All my life I have done exactly what was asked of me. I went to school, got good grades, stayed out of trouble, yet enjoyed my youth a little, going to parties, talking to people, making friends, you know the usual.

But then life got...

Boring.

I am a psychologist, a clinical one, a kind of good one too. Everyone had so much faith in me in becoming successful, and guess what? I'm just mediocre. Not because I'm not good enough, I know I can do things, but where I am from the opportunities are almost non-existent unless you have generational wealth.

And so one day I kind of... snapped.

I got the plane ticket, I packed the bags and went away to an unexpected vacation that would end up as pretty permanent.

And there I was standing outside of Tokyo's Airport having a panic attack thinking, what have I done?

This was impulsive, what am I doing? Am I having a manic episode? Psychosis? It can't be, I have a job? Which I despise but still it was something secure? What the fuck am I doing here all alone? My mom must be freaking out, i have to go back i have to go back i have to go back i have to go back i have to go back

Or do I?

And so I didn't, everything felt as slow motion, i stayed there for a day, then a week, then two weeks, just living in a run down motel in the middle of the turbulent city, every sound felt so far, my movements lethargic, I was well aware of my depersonalization, yet I felt so free.

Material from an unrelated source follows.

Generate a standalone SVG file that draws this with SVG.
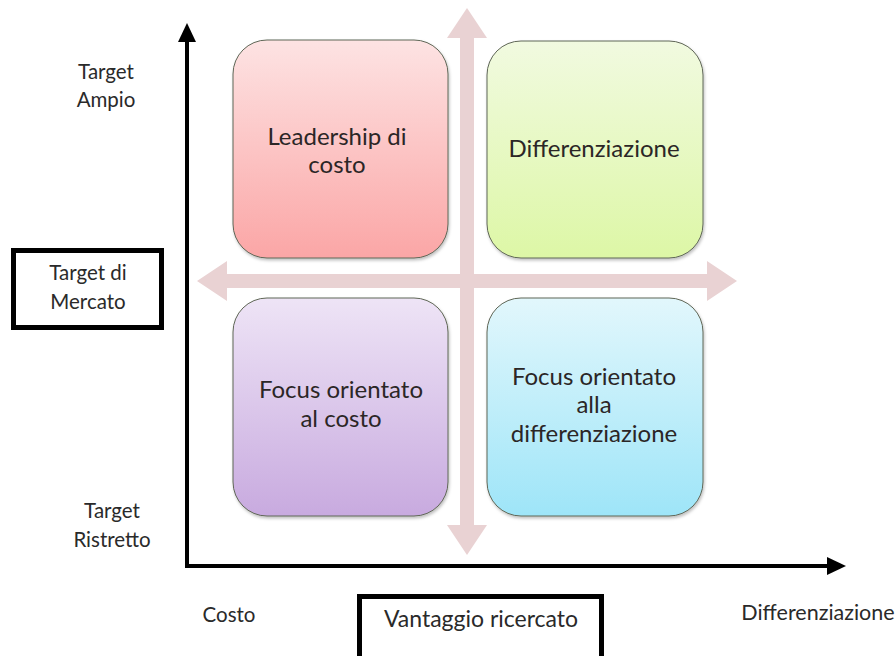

I did answer my parents' calls, telling them I was okay and that I have been planning this getaway for some time now. They didn't believe me that much but I restricted the communication out of guilt. I didn't want to go back, I was gonna start looking for jobs the next day, something i always dreamed of, like working in a bakery or a café, maybe just maybe I could finally be free, carefree and happy. The real kind of happy, not just happy enough.

And so, the next day I watched my life crumble and everything I was running from reached me. The one thing I never wanted to happen, the thing I feared the most, the thing I was also prepared for since I was born.